# [Directive]
The lines from the top of the material through the line with "const yTicks = [0.3, 0.4, 0.5, 0.6, 0.7, 0.8, 0.9];" are to be set down exactly. Leave the pictures out.

# [Material to process]
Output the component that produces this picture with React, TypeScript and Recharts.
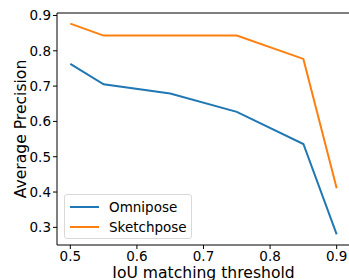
import { LineChart, Line, XAxis, YAxis, ReferenceLine } from 'recharts';

const thresholds = [0.5, 0.55, 0.65, 0.75, 0.85, 0.9];
const omnipose = [0.763, 0.705, 0.679, 0.627, 0.536, 0.28];
const sketchpose = [0.877, 0.843, 0.843, 0.843, 0.777, 0.411];

const xTicks = [0.5, 0.6, 0.7, 0.8, 0.9];
const yTicks = [0.3, 0.4, 0.5, 0.6, 0.7, 0.8, 0.9];

const BLUE = '#1f77b4';
const ORANGE = '#ff7f0e';
const FONT = 'DejaVu Sans, sans-serif';
const Y_MAX = 0.907;

const data = thresholds.map((t, i) => ({
  t,
  Omnipose: omnipose[i],
  Sketchpose: sketchpose[i],
}));

function LegendBox() {
  const row = (color: string, name: string) => (
    <div style={{ display: 'flex', alignItems: 'center', height: 20 }}>
      <div style={{ width: 29, height: 2, background: color, marginLeft: 5, marginRight: 10 }} />
      <span>{name}</span>
    </div>
  );
  return (
    <div
      style={{
        position: 'absolute',
        left: 64,
        top: 194,
        border: '1px solid #d9d9d9',
        borderRadius: 3,
        background: 'rgba(255,255,255,0.8)',
        fontFamily: FONT,
        fontSize: 13.5,
        color: '#000',
        padding: '2px 0',
        boxSizing: 'border-box',
        width: 128,
        height: 45,
      }}
    >
      {row(BLUE, 'Omnipose')}
      {row(ORANGE, 'Sketchpose')}
    </div>
  );
}

export default function App() {
  return (
    <div style={{ position: 'absolute', left: 0, top: 0, width: 349, height: 280, overflow: 'hidden', background: '#fff' }}>
      <LineChart width={349} height={280} data={data} margin={{ top: 13, right: -1, bottom: 0, left: 0 }}>
        <XAxis
          dataKey="t"
          type="number"
          domain={[0.48, 0.92]}
          ticks={xTicks}
          allowDataOverflow
          tickFormatter={(v: number) => v.toFixed(1)}
          height={35}
          tickSize={4}
          tickMargin={2}
          stroke="#000"
          tick={{ fill: '#000', fontSize: 13.5, fontFamily: FONT }}
          label={() => (
            <text x={203.5} y={277.5} textAnchor="middle" fontSize={15.6} fontFamily={FONT} fill="#000">
              IoU matching threshold
            </text>
          )}
        />
        <YAxis
          type="number"
          domain={[0.25, Y_MAX]}
          ticks={yTicks}
          allowDataOverflow
          tickFormatter={(v: number) => v.toFixed(1)}
          width={57}
          tickSize={4}
          tickMargin={2}
          stroke="#000"
          tick={{ fill: '#000', fontSize: 13.5, fontFamily: FONT }}
          label={() => (
            <text
              x={21}
              y={129}
              transform="rotate(-90 21 129)"
              textAnchor="middle"
              dominantBaseline="central"
              fontSize={15.6}
              fontFamily={FONT}
              fill="#000"
            >
              Average Precision
            </text>
          )}
        />
        <ReferenceLine y={Y_MAX} stroke="#000" strokeWidth={1} ifOverflow="visible" />
        <Line dataKey="Omnipose" stroke={BLUE} strokeWidth={2} dot={false} isAnimationActive={false} />
        <Line dataKey="Sketchpose" stroke={ORANGE} strokeWidth={2} dot={false} isAnimationActive={false} />
      </LineChart>
      <LegendBox />
    </div>
  );
}
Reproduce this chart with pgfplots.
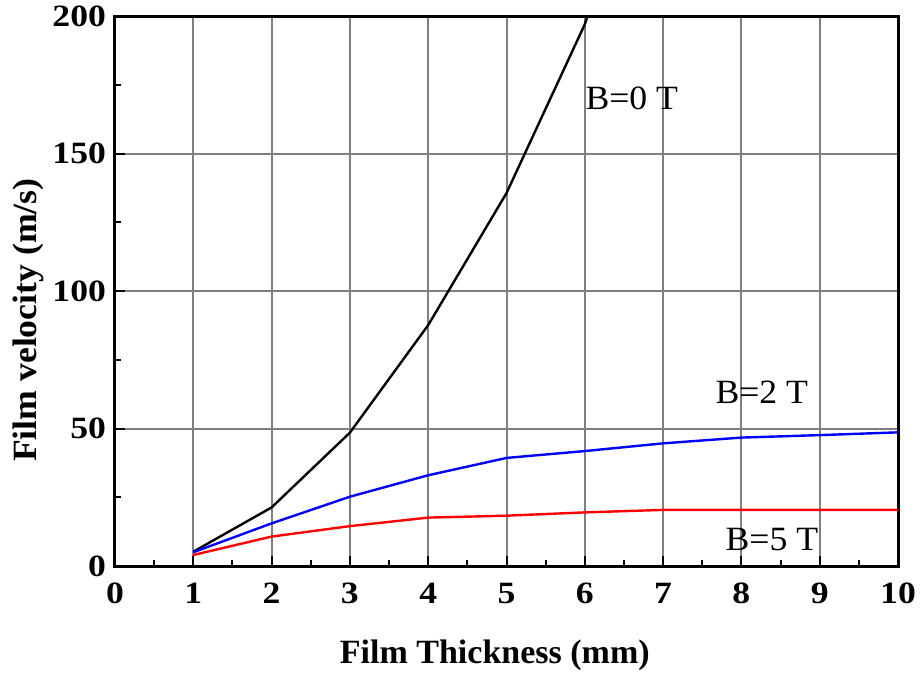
\documentclass[border=0pt]{standalone}
\usepackage{fontspec}
\setmainfont{Liberation Serif}
\newfontfamily\tickfont[FakeStretch=1.15]{Liberation Serif}
\newfontfamily\labfont[FakeStretch=1.05]{Liberation Serif}
\usepackage{pgfplots}
\pgfplotsset{compat=1.18}
\begin{document}
\begin{tikzpicture}
\useasboundingbox (-57.5pt,-55.5pt) rectangle (402.5pt,283pt);
\begin{axis}[
  scale only axis,
  width=391.5pt, height=275pt,
  xmin=0, xmax=10, ymin=0, ymax=200,
  xtick={0,1,...,10}, ytick={0,50,100,150,200},
  minor x tick num=1, minor y tick num=1,
  tick pos=left, tick align=inside,
  major tick length=5pt, minor tick length=3pt,
  every tick/.style={black, line width=1pt},
  grid=major,
  major grid style={gray, line width=1pt},
  axis line style={black, line width=1.5pt},
  /pgf/number format/assume math mode=true,
  ticklabel style={font=\tickfont\fontsize{15.5}{18}\selectfont\bfseries},
  xticklabel style={yshift=-5pt},
  yticklabel style={xshift=-1pt},
  xlabel={Film Thickness (mm)},
  ylabel={Film velocity (m/s)},
  xlabel style={font=\fontsize{17}{20}\selectfont\bfseries, at={(axis description cs:0.485,0)}, anchor=center, yshift=-44.5pt},
  ylabel style={font=\labfont\fontsize{17}{20}\selectfont\bfseries, at={(axis description cs:0,0.447)}, anchor=center, yshift=43.5pt},
  clip=true,
]
\addplot[black, line width=1.2pt] coordinates {(1,5.2) (2,21.3) (3,48.5) (4,87.6) (5,135.6) (6,197) (7,280)};
\addplot[blue, line width=1.2pt] coordinates {(1,5) (2,15.5) (3,25.2) (4,33) (5,39.3) (6,41.8) (7,44.6) (8,46.7) (9,47.6) (10,48.6)};
\addplot[red, line width=1.2pt] coordinates {(1,4) (2,10.7) (3,14.5) (4,17.6) (5,18.3) (6,19.5) (7,20.4) (8,20.4) (9,20.4) (10,20.4)};
\node[font=\labfont\fontsize{17}{20}\selectfont, anchor=center] at (axis cs:6.6,170) {B=0 T};
\node[font=\labfont\fontsize{17}{20}\selectfont, anchor=center] at (axis cs:8.26,63) {B=2 T};
\node[font=\labfont\fontsize{17}{20}\selectfont, anchor=center] at (axis cs:8.39,9.5) {B=5 T};
\end{axis}
\end{tikzpicture}
\end{document}
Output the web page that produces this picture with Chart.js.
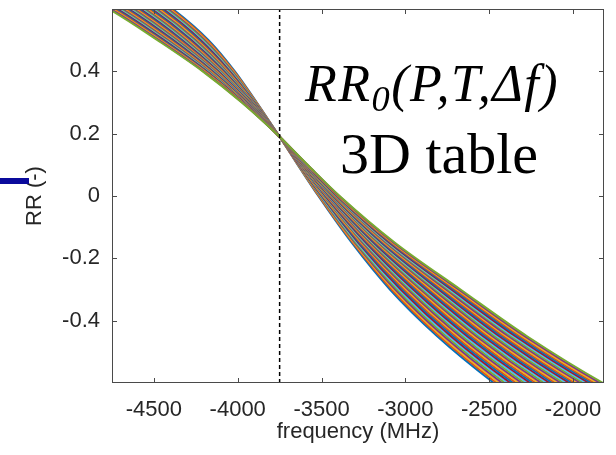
<!DOCTYPE html>
<html><head><meta charset="utf-8">
<script src="https://cdn.jsdelivr.net/npm/chart.js@4.4.1/dist/chart.umd.min.js"></script>
<style>
html,body{margin:0;padding:0;background:#fff;}
#wrap{position:relative;width:616px;height:455px;overflow:hidden;}
#c{position:absolute;left:0;top:0;}
.ann{position:absolute;font-family:"Liberation Serif","Times New Roman",serif;color:#000;white-space:nowrap;line-height:1;}
.ann sub{font-size:0.7em;vertical-align:-0.28em;line-height:0;}
#bar{position:absolute;left:0;top:178px;width:29px;height:6px;background:#0a0a9c;}
</style></head><body>
<div id="wrap">
<canvas id="c" width="616" height="455"></canvas>
<div id="bar"></div>
<div class="ann" style="left:305px;top:58px;font-size:52px;letter-spacing:1.5px;"><i>RR<sub>0</sub>(P,T,Δf)</i></div>
<div class="ann" style="left:340px;top:125px;font-size:58px;">3D table</div>
</div>
<script>
// Axis ranges and ticks
const freqMin = -4750, freqMax = -1815;
const rrMin = -0.6, rrMax = 0.6;
const freqTicks = [-4500, -4000, -3500, -3000, -2500, -2000];
const rrTicks = [-0.4, -0.2, 0, 0.2, 0.4];

// vertical dashed marker
const markerFreq = -3750;

// common crossing point of all curves
const crossFreq = -3750, crossRR = 0.19;

// RR levels at which each curve's frequency was read (above and below the crossing)
const rrUpper = [0.66, 0.6, 0.5, 0.4, 0.3];
const rrLower = [0.1, 0, -0.15, -0.3, -0.45, -0.6, -0.66];

// frequency (MHz) of each of the 40 curves at each RR level
const f_p066 = [-4550,-4561,-4573,-4584,-4595,-4606,-4618,-4629,-4640,-4652,-4663,-4674,-4685,-4697,-4708,-4719,-4731,-4742,-4753,-4764,-4776,-4787,-4798,-4809,-4821,-4832,-4843,-4855,-4866,-4877,-4888,-4900,-4911,-4922,-4934,-4945,-4956,-4967,-4979,-4990];
const f_p060 = [-4387,-4397,-4407,-4416,-4426,-4436,-4446,-4456,-4465,-4475,-4485,-4495,-4505,-4514,-4524,-4534,-4544,-4554,-4563,-4573,-4583,-4593,-4603,-4612,-4622,-4632,-4642,-4652,-4661,-4671,-4681,-4691,-4701,-4710,-4720,-4730,-4740,-4750,-4759,-4769];
const f_p050 = [-4174,-4182,-4190,-4197,-4205,-4213,-4221,-4229,-4237,-4244,-4252,-4260,-4268,-4276,-4284,-4291,-4299,-4307,-4315,-4323,-4331,-4338,-4346,-4354,-4362,-4370,-4378,-4385,-4393,-4401,-4409,-4417,-4425,-4432,-4440,-4448,-4456,-4464,-4471,-4479];
const f_p040 = [-4017,-4022,-4027,-4032,-4037,-4042,-4047,-4052,-4056,-4061,-4066,-4071,-4076,-4081,-4086,-4091,-4096,-4101,-4106,-4111,-4116,-4121,-4125,-4130,-4135,-4140,-4145,-4150,-4155,-4160,-4165,-4170,-4175,-4180,-4185,-4190,-4194,-4199,-4204,-4209];
const f_p030 = [-3886,-3888,-3891,-3893,-3895,-3898,-3900,-3902,-3904,-3907,-3909,-3911,-3914,-3916,-3918,-3921,-3923,-3925,-3927,-3930,-3932,-3934,-3937,-3939,-3941,-3944,-3946,-3948,-3950,-3953,-3955,-3957,-3960,-3962,-3964,-3967,-3969,-3971,-3973,-3976];
const f_p010 = [-3642,-3640,-3639,-3637,-3636,-3634,-3633,-3631,-3630,-3628,-3627,-3625,-3624,-3622,-3621,-3619,-3618,-3616,-3615,-3613,-3612,-3610,-3608,-3607,-3605,-3604,-3602,-3601,-3599,-3598,-3596,-3595,-3593,-3592,-3590,-3589,-3587,-3586,-3584,-3583];
const f_000 = [-3519,-3516,-3512,-3509,-3506,-3503,-3499,-3496,-3493,-3490,-3486,-3483,-3480,-3477,-3473,-3470,-3467,-3464,-3460,-3457,-3454,-3451,-3447,-3444,-3441,-3438,-3434,-3431,-3428,-3425,-3421,-3418,-3415,-3411,-3408,-3405,-3402,-3398,-3395,-3392];
const f_m015 = [-3320,-3313,-3307,-3300,-3294,-3287,-3280,-3274,-3267,-3260,-3254,-3247,-3241,-3234,-3227,-3221,-3214,-3208,-3201,-3194,-3188,-3181,-3174,-3168,-3161,-3155,-3148,-3141,-3135,-3128,-3122,-3115,-3108,-3102,-3095,-3088,-3082,-3075,-3069,-3062];
const f_m030 = [-3092,-3081,-3070,-3060,-3049,-3038,-3027,-3016,-3006,-2995,-2984,-2973,-2962,-2952,-2941,-2930,-2919,-2908,-2898,-2887,-2876,-2865,-2854,-2844,-2833,-2822,-2811,-2800,-2790,-2779,-2768,-2757,-2746,-2736,-2725,-2714,-2703,-2692,-2682,-2671];
const f_m045 = [-2810,-2796,-2783,-2769,-2755,-2741,-2728,-2714,-2700,-2686,-2673,-2659,-2645,-2631,-2618,-2604,-2590,-2576,-2563,-2549,-2535,-2522,-2508,-2494,-2480,-2467,-2453,-2439,-2425,-2412,-2398,-2384,-2370,-2357,-2343,-2329,-2315,-2302,-2288,-2274];
const f_m060 = [-2472,-2455,-2439,-2422,-2405,-2388,-2372,-2355,-2338,-2322,-2305,-2288,-2271,-2255,-2238,-2221,-2205,-2188,-2171,-2154,-2138,-2121,-2104,-2088,-2071,-2054,-2037,-2021,-2004,-1987,-1971,-1954,-1937,-1920,-1904,-1887,-1870,-1854,-1837,-1820];
const f_m066 = [-2316,-2298,-2279,-2261,-2242,-2224,-2206,-2187,-2169,-2151,-2132,-2114,-2095,-2077,-2059,-2040,-2022,-2003,-1985,-1967,-1948,-1930,-1912,-1893,-1875,-1856,-1838,-1820,-1801,-1783,-1764,-1746,-1728,-1709,-1691,-1672,-1654,-1636,-1617,-1599];

const upperCols = [f_p066, f_p060, f_p050, f_p040, f_p030];
const lowerCols = [f_p010, f_000, f_m015, f_m030, f_m045, f_m060, f_m066];

const lineColors = ['#0072BD','#D95319','#EDB120','#7E2F8E','#77AC30','#4DBEEE','#A2142F'];

const datasets = [{
  data: [{x: markerFreq, y: rrMin}, {x: markerFreq, y: rrMax}],
  borderColor: '#000', borderWidth: 1.5, borderDash: [4, 3], pointRadius: 0, fill: false
}];
const nCurves = f_p066.length;
for (let k = nCurves - 1; k >= 0; k--) {
  const pts = [];
  rrUpper.forEach((r, j) => pts.push({x: upperCols[j][k], y: r}));
  pts.push({x: crossFreq, y: crossRR});
  rrLower.forEach((r, j) => pts.push({x: lowerCols[j][k], y: r}));
  datasets.push({
    data: pts, borderColor: lineColors[k % lineColors.length], borderWidth: 2,
    pointRadius: 0, fill: false, cubicInterpolationMode: 'monotone'
  });
}

const tickFont = {family: '"Liberation Sans", Arial, sans-serif', size: 22};
const frame = {
  id: 'frame',
  afterDatasetsDraw(chart) {
    const {ctx, chartArea: a, scales: {x, y}} = chart;
    ctx.save();
    ctx.strokeStyle = '#4a4a4a';
    ctx.lineWidth = 1;
    ctx.strokeRect(a.left + 0.5, a.top + 0.5, a.right - a.left - 1, a.bottom - a.top - 1);
    ctx.beginPath();
    x.ticks.forEach(t => {
      const p = Math.round(x.getPixelForValue(t.value)) + 0.5;
      ctx.moveTo(p, a.bottom); ctx.lineTo(p, a.bottom - 5);
      ctx.moveTo(p, a.top); ctx.lineTo(p, a.top + 5);
    });
    y.ticks.forEach(t => {
      const p = Math.round(y.getPixelForValue(t.value)) + 0.5;
      ctx.moveTo(a.left, p); ctx.lineTo(a.left + 5, p);
      ctx.moveTo(a.right, p); ctx.lineTo(a.right - 5, p);
    });
    ctx.stroke();
    ctx.restore();
  }
};

new Chart(document.getElementById('c'), {
  type: 'line',
  data: {datasets},
  options: {
    responsive: false, animation: false, events: [],
    layout: {padding: {top: 9, right: 12, left: 0, bottom: 0}},
    plugins: {legend: {display: false}, tooltip: {enabled: false}},
    scales: {
      x: {
        type: 'linear', min: freqMin, max: freqMax,
        afterBuildTicks: s => { s.ticks = freqTicks.map(v => ({value: v})); },
        afterFit: s => { s.height = 72; s.paddingLeft = 0; s.paddingRight = 0; },
        grid: {drawOnChartArea: false, drawTicks: false},
        border: {display: false},
        ticks: {font: tickFont, color: '#262626', padding: 14, maxRotation: 0, autoSkip: false, callback: v => String(v)},
        title: {display: true, text: 'frequency (MHz)', font: tickFont, color: '#262626', padding: {top: 0, bottom: 10}}
      },
      y: {
        type: 'linear', min: rrMin, max: rrMax,
        afterBuildTicks: s => { s.ticks = rrTicks.map(v => ({value: v})); },
        afterFit: s => { s.width = 112; s.paddingTop = 0; s.paddingBottom = 0; },
        grid: {drawOnChartArea: false, drawTicks: false},
        border: {display: false},
        ticks: {font: tickFont, color: '#262626', padding: 12, autoSkip: false, callback: v => String(v)},
        title: {display: true, text: 'RR (-)', font: tickFont, color: '#262626', padding: {top: 22, bottom: 0}}
      }
    }
  },
  plugins: [frame]
});
</script>
</body></html>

# [Answer]
Output the component that produces this picture with React, TypeScript and Recharts.
import { LineChart, Line, XAxis, YAxis, ReferenceLine } from 'recharts';

const thresholds = [0.5, 0.55, 0.65, 0.75, 0.85, 0.9];
const omnipose = [0.763, 0.705, 0.679, 0.627, 0.536, 0.28];
const sketchpose = [0.877, 0.843, 0.843, 0.843, 0.777, 0.411];

const xTicks = [0.5, 0.6, 0.7, 0.8, 0.9];
const yTicks = [0.3, 0.4, 0.5, 0.6, 0.7, 0.8, 0.9];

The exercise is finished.